In the climactic moment of the film, all of the supernatural elements of the world of the dead come together to help Adam and Barbara to get rid of Betelgeuse. Not only do they save Lydia from Betelgeuse’s clutches, but they save themselves and improve Lydia’s relationship with her parents, who now understand her a little better and feel proud of their daughter.
Lydia is happy in her new town once she reconciles her relationship between life and death. She does well in school, swaps her mourning clothes for school uniform, and begins to enjoy life with the help of both her dead and living parents.
It has been long talked about that there will be a sequel to Beetlejuice, but could really this happen? While there is no doubt that special effects have improved immensely since 1988, and Tim Burton could make something even more spectacular, I am not sure that Betelgeuse himself would be so welcome. It wouldn’t be the same without him being a foul creep with crass jokes. But his predatory behaviour and actions which amount to sexual assault would be somewhat below the belt and not funny at all. If they could get around this then I would be eager to watch.
Tim Burton is a director whose work truly stands out from the crowd. His singular style—at once macabre, funny, weird, and heartfelt—has become his signature. He is known for his creativity in telling fantasy stories, and in bringing to life the unimaginable. Burton’s expertise is clearly on display in Beetlejuice, which was just his second full-length feature. It rightly catapulted him to another level of success.

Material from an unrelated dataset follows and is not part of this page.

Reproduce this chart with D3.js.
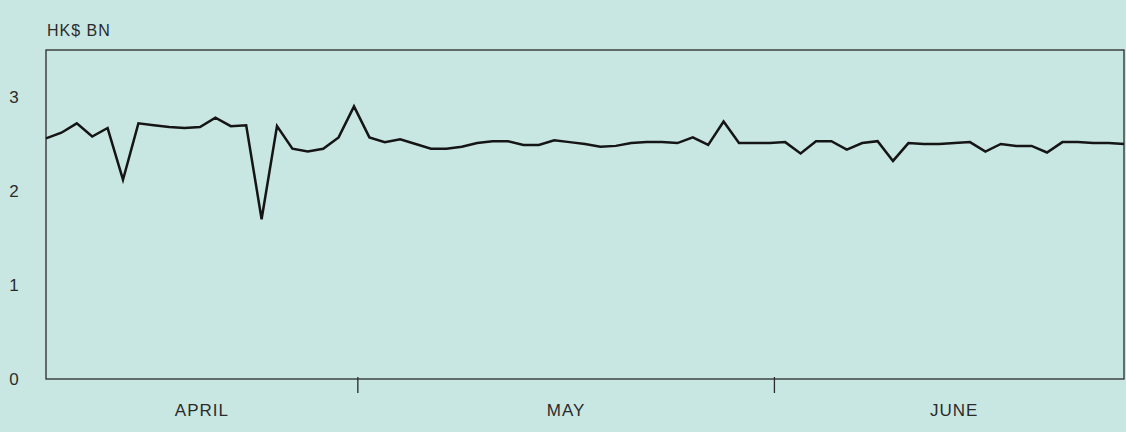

The performances that Burton garnered from the actors—most notably Michael Keaton’s mile-a-minute manic performance as the titular character—make the film all the more magical and kooky. The cast he assembled and his abilities as a storyteller elevate the movie beyond the visual and into the narrative. The result is a film unlike any other before or since—a truly unique work of fantasy filmmaking.